Ma il brutto, in questo caso, è che lo scrittore messicano Juan Rulfo, maestro riconosciuto di tutta la migliore narrativa ispano-americana di questi anni, ha avuto una sfortuna nera in Italia, e così nera che si rischia di parlare di lui, per i suoi libri, come di un fantasma o di un equivoco grossolano, tanto più che la sua opera è composta di soli due volumi: il romanzo "Pedro Páramo" dalle cui pagine tremende e allucinate qualcosa arriva pur sempre attraverso le maglie sporche e ostruite delle versioni; e questi racconti concisi e vibratili di "La pianura in fiamme", che per la prima volta apparvero, presso Mondadori, in una traduzione che tanto intendeva conservare il presunto "colore locale" da seminare il testo di tanti "usted", di tanti "sombreros" e di tante "se±oritas" neppure virgolettati. Un Messico di maniera, a cominciare dal titolo cambiato ("Morte al Messico").
Purtroppo la traduzione che ora presento non si può neanche chiamare tale perché è appena una trasposizione di vocaboli successivi dallo spagnolo a una sorta di italiolo (quello di Helenio Herrera), alcune volte incomprensibile persino a chi ricorda vagamente l'originale. Perché certo è assai arduo tradurre Rulfo, ma la lingua letteraria italiana - mettiamo da Verga a Calvino - ha sufficienti mezzi e risorse per giungere a un'approssimazione delicata e attenta al linguaggio scarno, sussurrato, quasi pudico, essenziale dello scrittore messicano. Basta rispettare le due lingue e non confonderle. Ma questo è il guaio del bilinguismo: che soltanto in casi rarissimi e molto sofferti, sofferti in vita e cultura, può giungere alla contemporanea buona scrittura tanto nella lingua madre quanto nella lingua acquisita.
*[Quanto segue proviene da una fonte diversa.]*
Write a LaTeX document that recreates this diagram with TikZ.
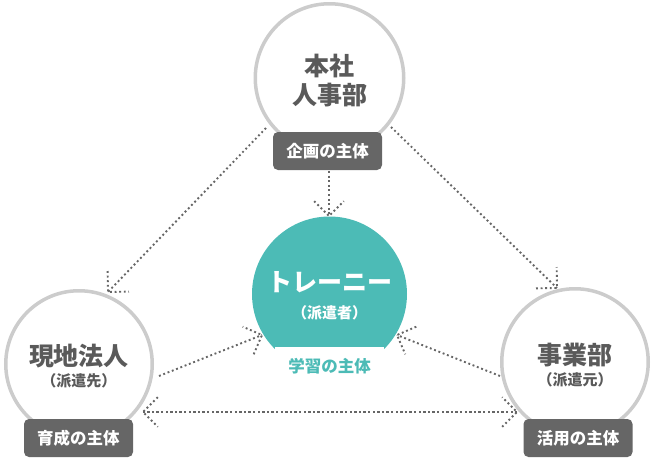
\documentclass[tikz,border=0pt]{standalone}
\usepackage{fontspec}
\setmainfont{Noto Sans CJK JP}
\usetikzlibrary{calc}
\definecolor{tealc}{HTML}{4CBBB6}
\definecolor{ringc}{HTML}{CCCCCC}
\definecolor{boxc}{HTML}{666666}
\definecolor{txtc}{HTML}{5A5A5A}
\definecolor{dotc}{HTML}{666666}
\tikzset{
  ring/.style={circle,draw=ringc,line width=3.5pt,fill=white,inner sep=0pt,outer sep=0pt,minimum size=146.5pt},
  tealdisc/.style={circle,fill=tealc,inner sep=0pt,outer sep=0pt,minimum size=155pt},
  tag/.style={rounded corners=5pt,fill=boxc,text=white,minimum width=109pt,minimum height=38pt,inner sep=0pt,font=\fontsize{16.5}{19}\selectfont\bfseries},
  wtag/.style={fill=white,text=tealc,minimum width=109pt,minimum height=38pt,inner sep=0pt,font=\fontsize{16.5}{19}\selectfont\bfseries},
  big/.style={text=txtc,inner sep=0pt,align=center,font=\fontsize{25}{29}\selectfont\bfseries},
  small/.style={text=txtc,inner sep=0pt,font=\fontsize{15}{17}\selectfont\bfseries},
  dotln/.style={draw=dotc,line width=1.9pt,dash pattern=on 1.9pt off 2.7pt}
}
\newcommand\dotarr[2]{%
  \draw[dotln] (#1) -- (#2);
  \draw[dotln] ($(#2)!21pt!45:(#1)$) -- (#2) -- ($(#2)!21pt!-45:(#1)$);}
\begin{document}
\begin{tikzpicture}[x=1pt,y=-1pt]
\useasboundingbox (0,0) rectangle (657,459);
% endpoints
\coordinate (a1s) at (266,128); \coordinate (a1e) at (108,292);
\coordinate (a2s) at (391,127); \coordinate (a2e) at (557,288);
\coordinate (a3s) at (329,171); \coordinate (a3e) at (329,216);
\coordinate (a4s) at (159,376); \coordinate (a4e) at (262,335);
\coordinate (a5s) at (500,376); \coordinate (a5e) at (397,335);
\coordinate (a6s) at (143,412); \coordinate (a6e) at (517,412);
% connectors
\dotarr{a1s}{a1e}
\dotarr{a2s}{a2e}
\dotarr{a3s}{a3e}
\dotarr{a4s}{a4e}
\dotarr{a5s}{a5e}
\dotarr{a6s}{a6e}
\dotarr{a6e}{a6s}
% circles
\node[ring,minimum size=148.5pt] (hq) at (329.5,78) {};
\node[ring] (loc) at (79,364) {};
\node[ring] (biz) at (575,362) {};
\node[tealdisc] (tr) at (329.5,294) {};
% texts
\node[big] (hqt) at (329.5,81) {本社\\人事部};
\node[big] (loct) at (79,356) {現地法人};
\node[small] (locs) at (79,381) {（派遣先）};
\node[big] (bizt) at (575,355) {事業部};
\node[small] (bizs) at (575,380) {（派遣元）};
\node[big,text=white] (trt) at (329.5,282) {トレーニー};
\node[small,text=white] (trs) at (329.5,313) {（派遣者）};
% tags
\node[tag] (hqtag) at (327.5,151) {企画の主体};
\node[tag] (loctag) at (78.5,438) {育成の主体};
\node[tag] (biztag) at (578,438) {活用の主体};
\node[wtag] (trtag) at (329.5,366) {学習の主体};
\end{tikzpicture}
\end{document}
Non ho dubbi che Francisca Perujo - e lo so bene - conosca alla perfezione Rulfo, e ne può essere interprete agguerrita; ma ella ignora totalmente la lingua italiana e la sua grammatica, la sua sintassi, per non parlare delle tante sue sfumature, ivi comprese le forme semidialettali e popolaresche, idioletti e simili. Ditemi se si può considerare di un grande scrittore questo brano, scelto a casaccio: "Lo riconobbi per la forza dei suoi occhi: un po' duri, come se facessero male. Lo vidi bere acqua e poi fare delle boccate, come chi si sciacqua la bocca; ma quel che succedeva era che aveva mandato giù una buona manciata di girini...".
Ma passiamo a Rulfo e ai suoi racconti, almeno per far capire al lettore che cosa ha finora perduto o perde. Si tratta di brevi storie senza la minima ricerca di esemplarità, ossia di tesi e di morale implicita: brani di vita aspra, scene di sofferenza, resoconti di solitudine e di desolazione, spicchi d'ingiustizia e di violenza, antiche vendette portate dentro per anni, strascichi della rivoluzione, ecc.: sullo sfondo di un Messico arido e ingrato, ben riconoscibile nella "Jalisco" dell'autore.
Per questo genere di racconti la mente risale alle 'tranches' delle vie naturaliste o veriste. E qualcosa, molto in profondo, di questa origine è impossibile non intravedere. Ma la tecnica di Rulfo sta tutta nella sottrazione: laddove il naturalismo descrive, egli accenna; laddove il naturalismo accumula dettagli, egli ne toglie; laddove il naturalismo s'attarda a far capire il contesto sociale d'ogni accadimento, egli lo ignora. E questi racconti - alla resa - risultano come sospesi in un'aura di magia: il segno del destino, il senso dell'ineluttabile, l'accettazione della fatalità delle cose sono prodotti - si direbbe - di una forza occulta, forse divina, forse diabolica, a mezzaria tra cielo vuoto e terra desertica. Del resto di tutto questo libro stampato, la cosa migliore è il giudizio di Emilio Cecchi su Rulfo, che vi è riportato in quarta di copertina: dove discorre di "casalinga, rustica magia, immune d'ogni pretesa intellettualistica, e da pose snobistiche ed estetizzanti".